Seamos claros: lo que define a una auténtica democracia constitucional es que la ley se aplique al más sanguinario de los terroristas con el mismo –exactamente el mismo– rigor que al más elevado de los jerarcas políticos o económicos. En España, eso debiera significar que la aplicación del código penal sea idéntica para un dirigente de ETA o un yihadista de Al Qaeda que para un ministro; o que para un presidente autonómico. En rigor constitucional, iguales son ante la ley Josu Ternera y Juan Carlos Rodríguez Ibarra. Sin eso, no existiría verdadera garantía para nadie. Ante la ley, ninguna preeminencia tiene Ibarra sobre Otegui.
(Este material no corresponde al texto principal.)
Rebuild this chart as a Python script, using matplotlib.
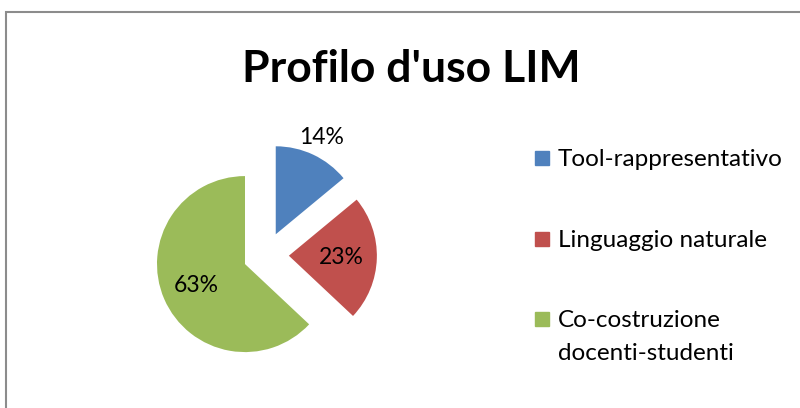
import numpy as np
import matplotlib.pyplot as plt
from matplotlib.patches import Rectangle

plt.rcParams['font.family'] = ['Lato', 'DejaVu Sans']

labels = ['Tool-rappresentativo', 'Linguaggio naturale', 'Co-costruzione\ndocenti-studenti']
values = [14, 23, 63]
colors = ['#4F81BD', '#C0504D', '#9BBB59']
pct_dist = [1.22, 0.6, 0.6]

W, H = 800, 408
fig = plt.figure(figsize=(8, 4.08), dpi=100)

# cornice del grafico (tagliata a destra e in basso)
fig.patches.append(Rectangle((6 / W, -0.05), 1.1, (H - 12) / H + 0.05, transform=fig.transFigure,
                             fill=False, edgecolor='#8c8c8c', linewidth=1.5))

fig.text(411 / W, 1 - 82 / H, "Profilo d'uso LIM", ha='center', va='baseline',
         fontsize=32, fontweight='bold')

# torta
size = 264
ax = fig.add_axes([(266 - size / 2) / W, (H - 255 - size / 2) / H, size / W, size / H])
wedges, texts, autotexts = ax.pie(values, colors=colors, explode=[0.26] * 3, startangle=90,
                                  counterclock=False, autopct='%1.0f%%', pctdistance=0.6,
                                  textprops={'fontsize': 16.5})
for w, t, d in zip(wedges, autotexts, pct_dist):
    ang = np.deg2rad((w.theta1 + w.theta2) / 2)
    cx, cy = w.center
    t.set_position((cx + d * w.r * np.cos(ang), cy + d * w.r * np.sin(ang)))
ax.set_xlim(-1.5, 1.5)
ax.set_ylim(-1.5, 1.5)
ax.set_aspect('equal')
ax.axis('off')

# legenda
base = [166, 247, 327]
for lab, col, yb in zip(labels, colors, base):
    fig.patches.append(Rectangle((535 / W, 1 - (yb - 1) / H), 14 / W, 14 / H,
                                 transform=fig.transFigure, color=col))
    for k, line in enumerate(lab.split('\n')):
        fig.text(558 / W, 1 - (yb + 33 * k) / H, line, ha='left', va='baseline', fontsize=17.5)

fig.savefig('out.png', dpi=100)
Ni nadie sobre nadie. Imaginen lo que hubiera hecho Garzón, si Otegui hubiera soltado acerca del 11 M, por ejemplo, la mitad de las barbaridades que ha largado el presidente extremeño a raíz del caso GAL-Vera.
 
Ahora bien, el código penal español recoge el delito de apología del terrorismo. Se introdujo, es cierto, en función de la necesidad de poner coto a las actividades de ETA. Pero una vez legislado, afecta por igual a todos –insisto, a todos– los ciudadanos españoles. Desde el presidente del Gobierno hasta el último muerto de hambre tirado en una acera. A Rodríguez Ibarra, también.
 
Es aterrador que delincuentes con sentencia firme, como Barrionuevo o Vera, anden tranquilamente por la calle. Lo es infinitamente más que un presidente autonómico pueda cantar loas al crimen. Y que le salga gratis. Absolutamente gratis.